Set in the heart of a lake district called Muskoka, a name so associated with leisure that Canada names wooden lounge chairs after it, Huntsville hosts the Group of Eight summit on June 25-27.

The leaders from United States, Canada, France, Britain, Russia, Germany, Italy and Japan, then head to Toronto, a two-hour drive south of Muskoka, for two more days of talks at a Group of 20 summit of industrialized nations and important emerging economies, including China and India.

The summit agendas will focus on the financial crisis that has torn across the globe. As in past summits, the meetings may be a perfect forum for international environmental and anti-poverty campaigners.

DOUBLE TROUBLE

The two summits will cost Canada’s Conservative government close to C$1 billion ($960 million) for security alone, ruffling the feathers of groups — and opposition parties — who see that as overspending at a time of austerity.
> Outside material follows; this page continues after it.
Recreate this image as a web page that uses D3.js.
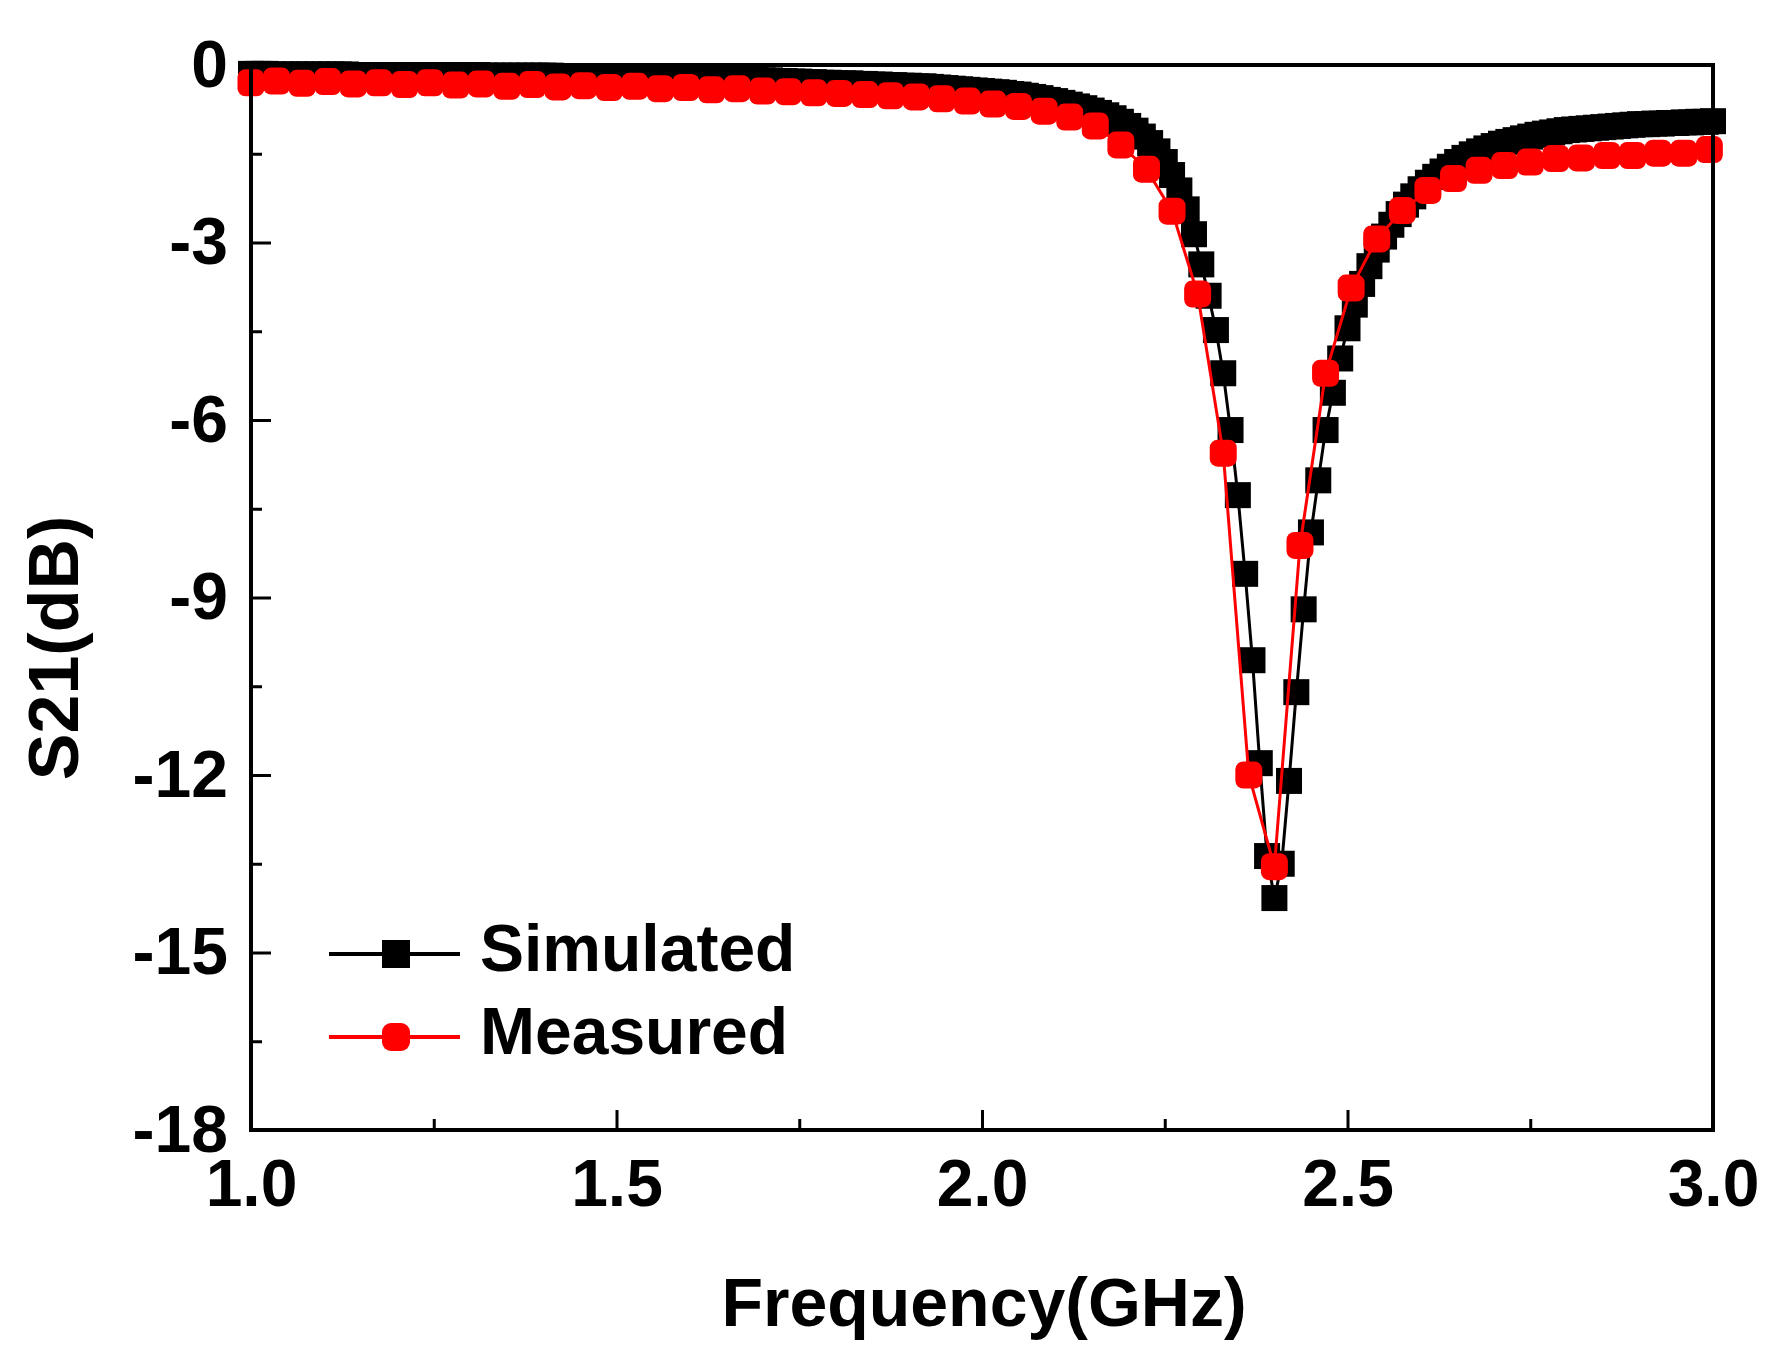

There will be two separate security staffs, one housed in a specially built compound near Huntsville’s Deerhurst Resort, where the G8 leaders will meet.

The pricey lakeside resort is flanked by a pristine golf course, tennis courts, riding stables and nature trails.

In Toronto, Canada’s largest city, part of the financial core will be closed off behind 3-metre (10-foot) fences to prevent access, while an outer security zone will also be closed to protest groups.

“There’s a risk. There’s always a risk there is going to be a mob scene, or a demonstration is going to get out of hand,” Doughty said, adding he’s been given no cause for concern yet.

Groups have advised authorities of their intention to demonstrate, and while most promise peaceful protests only, Canadians got a taste late last month of how far some activists might go to get attention with the firebombing of a branch of Canada’s largest bank, the Royal Bank of Canada (RY.TO) in Ottawa, the nation’s capital.

THOUSANDS DEPLOYED

In Muskoka, kilometers of high, steel fences now cut across green foliage like knives.

On the floor of an old rock quarry a few miles from Deerhurst, a makeshift town has sprung up in the shape of hundreds of shiny mobile homes surrounding a massive white tent: the security barracks for the G8 event.

The area is cordoned off and tucked at the end of a road piercing lush woodland. Locals say it will house 5,000 security personnel. Authorities declined comment.

On Main Street in Huntsville, police have told owners of shops with big glass storefronts to take precautions.

“We were told to remove our real-fur teddy bears from the display in order not to be targeted by the animal rights activists,” said Linn Lussier, clerk at a store selling Canadian arts and crafts on the high street.

Residents, who met with government officials a year and a half ago in town hall meetings, say they are not afraid.

“People are talking about protesters, but I don’t think anybody is worried,” said Chris Boothby, 20, a psychology student working at a Huntsville restaurant for the summer.

Residents say the summit brought an economic boom to the town at a time when the rest of Canada was in recession.

Separate from security spending, Canada spent C$40 million on infrastructure, including the legacy G8 Summit Center that gives Huntsville a new ice hockey arena and a environmental research facility for the University of Waterloo.

In the end, Mayor Doughty doubts contingency plan No. 32 will ever be invoked.

“I think the day the G20 moved to Toronto a fair amount of our risk went with it,” he said.

Huntsville is about 220 kilometers (140 miles) northeast of the Toronto and 350 km northwest of the capital Ottawa.